In doing so, they could drive leadership and promote best practice. At worst, though, they could endorse companies that do little more than keep up with regulation, failing to sift those showing the way from those with time to shout about it…
Prizes and profile-raising aside, award schemes can shape the way businesses think afresh about what they do and why. The application process itself can be a tool to prompt candidates to take a step back, reconsider their targets, benchmark their progress, and explore best practice in their field. It can also prompt innovation in communicating sustainability: in some cases, this isn’t a form-filling exercise, but a creative, multimedia one. The merit of the award itself depends on the rigour of the application process, as much as on the judges’ discernment.
Take the Queen’s Awards for Sustainable Development, says Jonathon Porritt, Founder Director of Forum for the Future, singling out a UK scheme which aims to recognise companies that have integrated environmental, social, economic and management aspects of sustainable development into their business. “I take these Awards very seriously. It’s a really intense process that everybody has to go through, and nobody gets it unless they really are deserving in all sorts of different ways.”
Longevity sets the Sustainable Development category of the Queen’s Awards for Enterprise apart from many others in the space. Not only has it been running for 20 years, but it seeks to recognise efforts sustained over a number of years. This means that the rapid, dramatic cuts in carbon footprints that can result from low-hanging fruit aren’t good enough per se. Businesses can apply for an award either based on “an outstanding advance in sustainable development, sustained over not less than two years”, or “continuous achievement in sustainable development, sustained over not less than five years”. A company could not evidence such a claim lightly.
The scheme has public prestige, partly through association with the Queen herself as its ultimate judge, with a reception at Buckingham Palace for winners, and also thanks to a rigorous assessment process. A shortlist made by a panel of experts is presented to the Prime Minister’s Advisory Committee, which makes further recommendations to the Queen. The Department for Environment, Food and Rural Affairs advises the Prime Minister for the Sustainable Development award, bringing its own agenda: to reward enterprises which grow the rural economy; proactively safeguard animal and plant health; and reduce waste and inefficiency. The Queen’s Awards also performs checks to ensure proper reporting, hires expertise to verify commercial data, and screens the shortlist for due diligence.
Of course, the reputational risks and benefits of an award scheme cut both ways. Checks safeguard the prestige of the award, and its own brand also stands to gain through association with well-reputed winners. Among them, in 2013, is Pureprint, which was the first CarbonNeutral printer in the world and was the first ISO 14001 and EMAS accredited printer in the UK. Pureprint also won a Queen’s Award in 2008, and a second award shows that it didn’t then rest on its laurels. The Queen’s Award may be able to claim some credit for its subsequent achievements: a survey of applicants revealed that 61% felt that applying for a Queen’s Award was a useful process to benchmark the progress of their business.
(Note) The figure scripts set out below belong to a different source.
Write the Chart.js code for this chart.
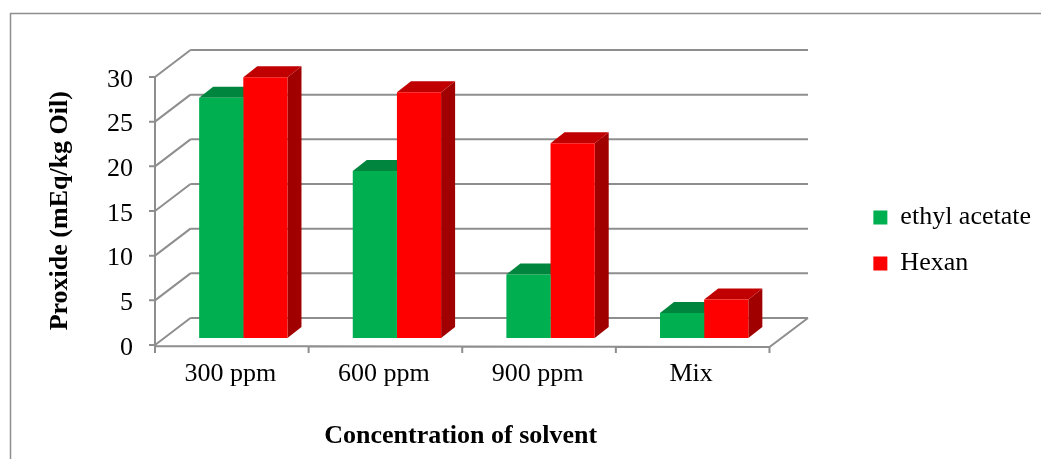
<!DOCTYPE html>
<html>
<head>
<meta charset="utf-8">
<script src="https://cdn.jsdelivr.net/npm/chart.js@4.4.1/dist/chart.umd.min.js"></script>
<style>
  html, body { margin: 0; padding: 0; background: #fff; }
  #wrap { width: 1041px; height: 459px; }
</style>
</head>
<body>
<div id="wrap"><canvas id="chart"></canvas></div>
<script>
// ============================
// Data
// ============================
const categories = ["300 ppm", "600 ppm", "900 ppm", "Mix"];
const ethylAcetate = [26.9, 18.7, 7.1, 2.8];
const hexan = [29.2, 27.5, 21.8, 4.3];
const yTicks = [0, 5, 10, 15, 20, 25, 30];

// ============================
// Look
// ============================
const FONT = "'Liberation Serif', 'Times New Roman', serif";
const GRID = "#8e8e8e";
const FRONT = { x: -11.5, y: 7 };   // front plane offset from bar plane
const BACK = { x: 24, y: -20 };     // back wall offset from bar plane
const DEPTH = { x: 14, y: -11 };    // bar depth

const faceColors = [
    { top: "#00853E", side: "#006B32" },
    { top: "#C00000", side: "#A00000" }
];

// ============================
// 3D frame + bar faces
// ============================
const frame3d = {
    id: "frame3d",
    beforeDraw(chart) {
        const ctx = chart.ctx;
        ctx.save();
        ctx.strokeStyle = GRID;
        ctx.lineWidth = 1.5;
        ctx.beginPath();
        ctx.moveTo(10.5, chart.height);
        ctx.lineTo(10.5, 13.5);
        ctx.lineTo(chart.width, 13.5);
        ctx.stroke();
        ctx.restore();
    },
    beforeDatasetsDraw(chart) {
        const ctx = chart.ctx;
        const xs = chart.scales.x, ys = chart.scales.y;
        const x0 = xs.getPixelForValue(-0.5);
        const x1 = xs.getPixelForValue(categories.length - 0.5);
        ctx.save();
        ctx.strokeStyle = GRID;
        ctx.lineWidth = 2;
        ctx.beginPath();
        yTicks.forEach(v => {
            const py = ys.getPixelForValue(v);
            // back wall line
            ctx.moveTo(x0 + BACK.x, py + BACK.y);
            ctx.lineTo(x1 + BACK.x + 3, py + BACK.y);
            // side wall diagonal
            ctx.moveTo(x0 + FRONT.x, py + FRONT.y);
            ctx.lineTo(x0 + BACK.x, py + BACK.y);
            // tick mark
            ctx.moveTo(x0 + FRONT.x - 6, py + FRONT.y);
            ctx.lineTo(x0 + FRONT.x, py + FRONT.y);
        });
        const yb = ys.getPixelForValue(0);
        const yt = ys.getPixelForValue(yTicks[yTicks.length - 1]);
        // front value axis
        ctx.moveTo(x0 + FRONT.x, yt + FRONT.y);
        ctx.lineTo(x0 + FRONT.x, yb + FRONT.y + 1);
        // floor front edge and right edge
        ctx.moveTo(x0 + FRONT.x, yb + FRONT.y + 1);
        ctx.lineTo(x1 + FRONT.x, yb + FRONT.y + 2);
        ctx.lineTo(x1 + BACK.x + 3, yb + BACK.y);
        // category tick marks
        for (let i = 0; i <= categories.length; i++) {
            const px = xs.getPixelForValue(i - 0.5) + FRONT.x;
            ctx.moveTo(px, yb + FRONT.y + 1);
            ctx.lineTo(px, yb + FRONT.y + 8);
        }
        ctx.stroke();

        // top and side faces of the bars
        chart.data.datasets.forEach((ds, di) => {
            const meta = chart.getDatasetMeta(di);
            meta.data.forEach(bar => {
                const l = bar.x - bar.width / 2, r = bar.x + bar.width / 2;
                const t = bar.y, b = bar.base;
                ctx.fillStyle = faceColors[di].side;
                ctx.beginPath();
                ctx.moveTo(r, t);
                ctx.lineTo(r + DEPTH.x, t + DEPTH.y);
                ctx.lineTo(r + DEPTH.x, b + DEPTH.y);
                ctx.lineTo(r, b);
                ctx.closePath();
                ctx.fill();
                ctx.fillStyle = faceColors[di].top;
                ctx.beginPath();
                ctx.moveTo(l, t);
                ctx.lineTo(l + DEPTH.x, t + DEPTH.y);
                ctx.lineTo(r + DEPTH.x, t + DEPTH.y);
                ctx.lineTo(r, t);
                ctx.closePath();
                ctx.fill();
            });
        });
        ctx.restore();
    }
};

// ============================
// Chart
// ============================
const ctx = document.getElementById("chart").getContext("2d");
new Chart(ctx, {
    type: "bar",
    data: {
        datasets: [
            {
                label: "ethyl acetate",
                data: ethylAcetate.map((v, i) => ({ x: i, y: v })),
                backgroundColor: "#00B050",
                borderWidth: 0,
                categoryPercentage: 0.575,
                barPercentage: 1.0
            },
            {
                label: "Hexan",
                data: hexan.map((v, i) => ({ x: i, y: v })),
                backgroundColor: "#FF0000",
                borderWidth: 0,
                categoryPercentage: 0.575,
                barPercentage: 1.0
            }
        ]
    },
    options: {
        responsive: true,
        maintainAspectRatio: false,
        animation: false,
        layout: { padding: { left: 20, right: 0, top: 22, bottom: 0 } },
        plugins: {
            tooltip: { enabled: false },
            legend: {
                position: "right",
                labels: {
                    font: { family: FONT, size: 26 },
                    color: "#000",
                    boxWidth: 14,
                    boxHeight: 14,
                    padding: 20
                }
            }
        },
        scales: {
            x: {
                type: "linear",
                position: "bottom",
                offset: false,
                min: -0.5,
                max: 3.33,
                grid: { display: false },
                border: { display: false },
                afterBuildTicks: (s) => { s.ticks = categories.map((c, i) => ({ value: i })); },
                afterFit: (s) => { s.height = 107.6; },
                ticks: {
                    callback: (v) => categories[v],
                    font: { family: FONT, size: 26 },
                    color: "#000",
                    padding: -1,
                    labelOffset: -13,
                    maxRotation: 0,
                    autoSkip: false
                },
                title: {
                    display: true,
                    text: "Concentration of solvent",
                    font: { family: FONT, size: 26, weight: "bold" },
                    color: "#000",
                    padding: { top: 0, bottom: 7.4 }
                }
            },
            xTop: {
                type: "linear",
                position: "top",
                display: false,
                afterFit: (s) => { s.height = 48; }
            },
            y: {
                min: -1.5,
                max: 30,
                grid: { display: false },
                border: { display: false },
                afterBuildTicks: (s) => { s.ticks = yTicks.map(v => ({ value: v })); },
                afterFit: (s) => { s.width = 146.5; },
                ticks: {
                    font: { family: FONT, size: 26 },
                    color: "#000",
                    padding: 25.5,
                    labelOffset: 10
                },
                title: {
                    display: true,
                    text: "Proxide (mEq/kg Oil)",
                    font: { family: FONT, size: 26, weight: "bold" },
                    color: "#000",
                    padding: { top: 25, bottom: 0 }
                }
            },
            yRight: {
                position: "right",
                display: false,
                afterFit: (s) => { s.width = 98.5; }
            }
        }
    },
    plugins: [frame3d]
});
</script>
</body>
</html>
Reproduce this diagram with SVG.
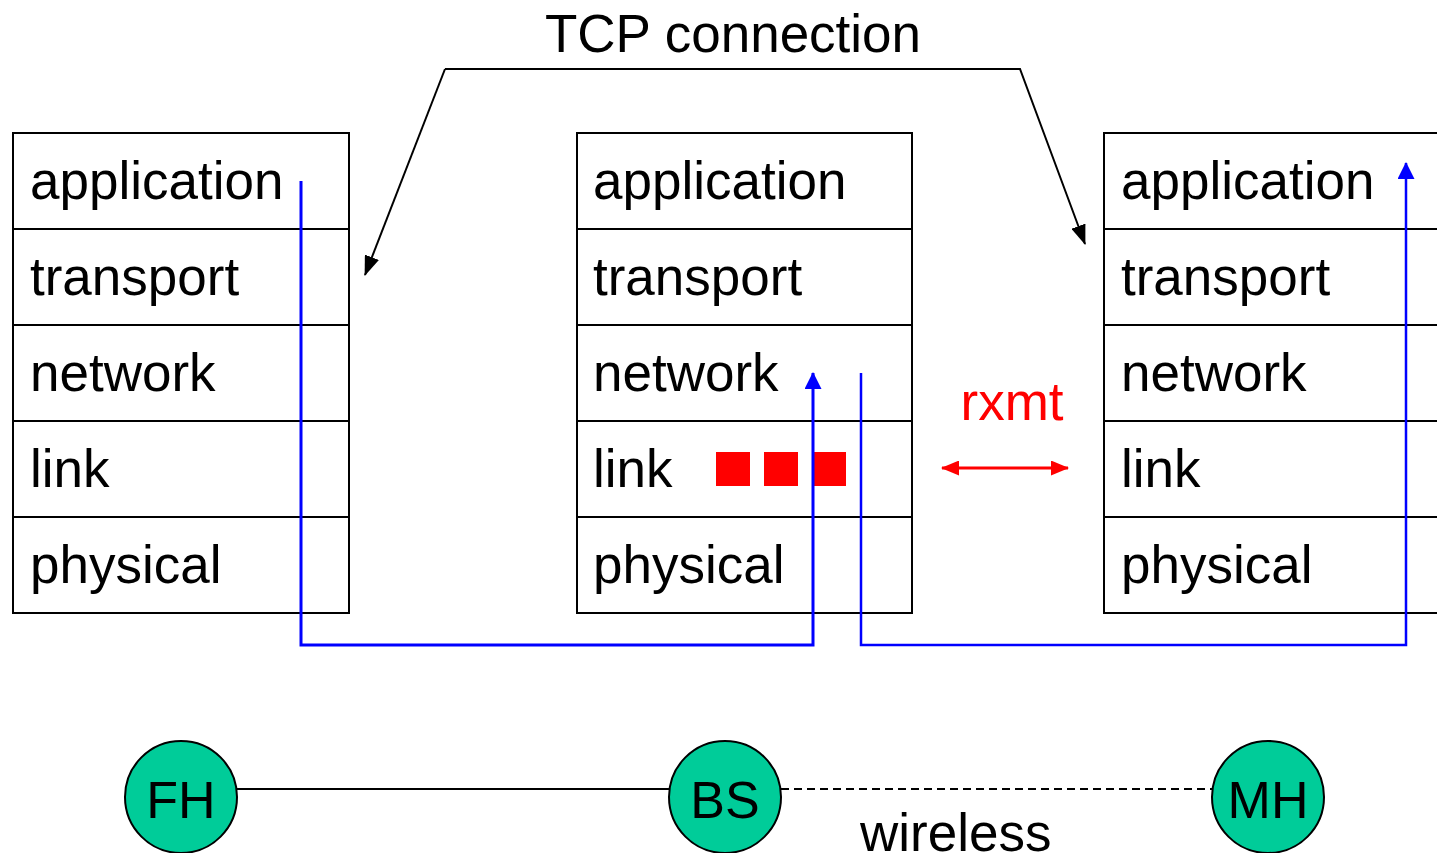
<svg xmlns="http://www.w3.org/2000/svg" width="1437" height="853" viewBox="0 0 1437 853">
<style>
text{font-family:"Liberation Sans",Arial,sans-serif;font-size:53px;fill:#000}
.cell{fill:#fff;stroke:#000;stroke-width:2}
.blue{fill:none;stroke:#0000ff;stroke-width:2}
.blk{fill:none;stroke:#000;stroke-width:2}
.node{fill:#00cc99;stroke:#000;stroke-width:2}
.red{fill:#ff0000}
</style>
<defs>
<marker id="abk" viewBox="0 0 20 15" refX="19" refY="7.5" markerWidth="20" markerHeight="15" markerUnits="userSpaceOnUse" orient="auto"><path d="M0,0 L20,7.5 L0,15 z" fill="#000"/></marker>
<marker id="abl" viewBox="0 0 17 17" refX="16" refY="8.5" markerWidth="17" markerHeight="17" markerUnits="userSpaceOnUse" orient="auto"><path d="M0,0 L17,8.5 L0,17 z" fill="#0000ff"/></marker>
<marker id="ar" viewBox="0 0 18 15" refX="17" refY="7.5" markerWidth="18" markerHeight="15" markerUnits="userSpaceOnUse" orient="auto-start-reverse"><path d="M0,0 L18,7.5 L0,15 z" fill="#ff0000"/></marker>
</defs>

<g id="stack-left">
<rect class="cell" x="13" y="133" width="336" height="96"/>
<rect class="cell" x="13" y="229" width="336" height="96"/>
<rect class="cell" x="13" y="325" width="336" height="96"/>
<rect class="cell" x="13" y="421" width="336" height="96"/>
<rect class="cell" x="13" y="517" width="336" height="96"/>
<text x="30" y="199">application</text>
<text x="30" y="295">transport</text>
<text x="30" y="391">network</text>
<text x="30" y="487">link</text>
<text x="30" y="583">physical</text>
</g>

<g id="stack-middle">
<rect class="cell" x="577" y="133" width="335" height="96"/>
<rect class="cell" x="577" y="229" width="335" height="96"/>
<rect class="cell" x="577" y="325" width="335" height="96"/>
<rect class="cell" x="577" y="421" width="335" height="96"/>
<rect class="cell" x="577" y="517" width="335" height="96"/>
<text x="593" y="199">application</text>
<text x="593" y="295">transport</text>
<text x="593" y="391">network</text>
<text x="593" y="487">link</text>
<text x="593" y="583">physical</text>
<rect class="red" x="716" y="452" width="34" height="34"/>
<rect class="red" x="764" y="452" width="34" height="34"/>
<rect class="red" x="812" y="452" width="34" height="34"/>
</g>

<g id="stack-right">
<rect class="cell" x="1104" y="133" width="340" height="96"/>
<rect class="cell" x="1104" y="229" width="340" height="96"/>
<rect class="cell" x="1104" y="325" width="340" height="96"/>
<rect class="cell" x="1104" y="421" width="340" height="96"/>
<rect class="cell" x="1104" y="517" width="340" height="96"/>
<text x="1121" y="199">application</text>
<text x="1121" y="295">transport</text>
<text x="1121" y="391">network</text>
<text x="1121" y="487">link</text>
<text x="1121" y="583">physical</text>
</g>

<g id="tcp-label">
<text x="733" y="52" text-anchor="middle">TCP connection</text>
</g>
<g id="rxmt-label">
<text x="1012" y="420" text-anchor="middle" style="fill:#ff0000">rxmt</text>
</g>

<g id="fh">
<circle class="node" cx="181" cy="797" r="56"/>
<text x="181" y="818" text-anchor="middle" style="font-size:52px">FH</text>
</g>
<g id="bs">
<circle class="node" cx="725" cy="797" r="56"/>
<text x="725" y="818" text-anchor="middle" style="font-size:52px">BS</text>
</g>
<g id="mh">
<circle class="node" cx="1268" cy="797" r="56"/>
<text x="1268" y="818" text-anchor="middle" style="font-size:52px">MH</text>
</g>
<g id="wireless-label">
<text x="860" y="851">wireless</text>
</g>

<g id="connectors">
<polyline class="blk" points="445,69 1020,69 1085,244" marker-end="url(#abk)"/>
<line class="blk" x1="445" y1="69" x2="365" y2="275" marker-end="url(#abk)"/>
<polyline class="blue" points="301,181 301,645 813,645 813,373" marker-end="url(#abl)" style="stroke-width:3"/>
<polyline class="blue" points="861,373 861,645 1406,645 1406,163" marker-end="url(#abl)" style="stroke-width:2.5"/>
<line x1="942" y1="468" x2="1068" y2="468" stroke="#ff0000" stroke-width="3" marker-start="url(#ar)" marker-end="url(#ar)"/>
<line class="blk" x1="237" y1="789" x2="669" y2="789"/>
<line class="blk" x1="781" y1="789" x2="1212" y2="789" stroke-dasharray="8,5"/>
</g>
</svg>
One missed opportunity is that the scheme has yet to mainstream sustainability throughout all three categories. The other two – International Trade, which rewards “substantial growth in overseas earnings and in commercial success”, and Innovation, which recognises “substantial improvement in business performance and commercial success through innovative products and services” – fail to make the point that longterm growth and success depend on a sustainable approach. Does the Queen’s Awards assess its own practices and purpose with the same rigour it requires of winners? – John Eischeid
Pureprint Group is a Forum for the Future partner.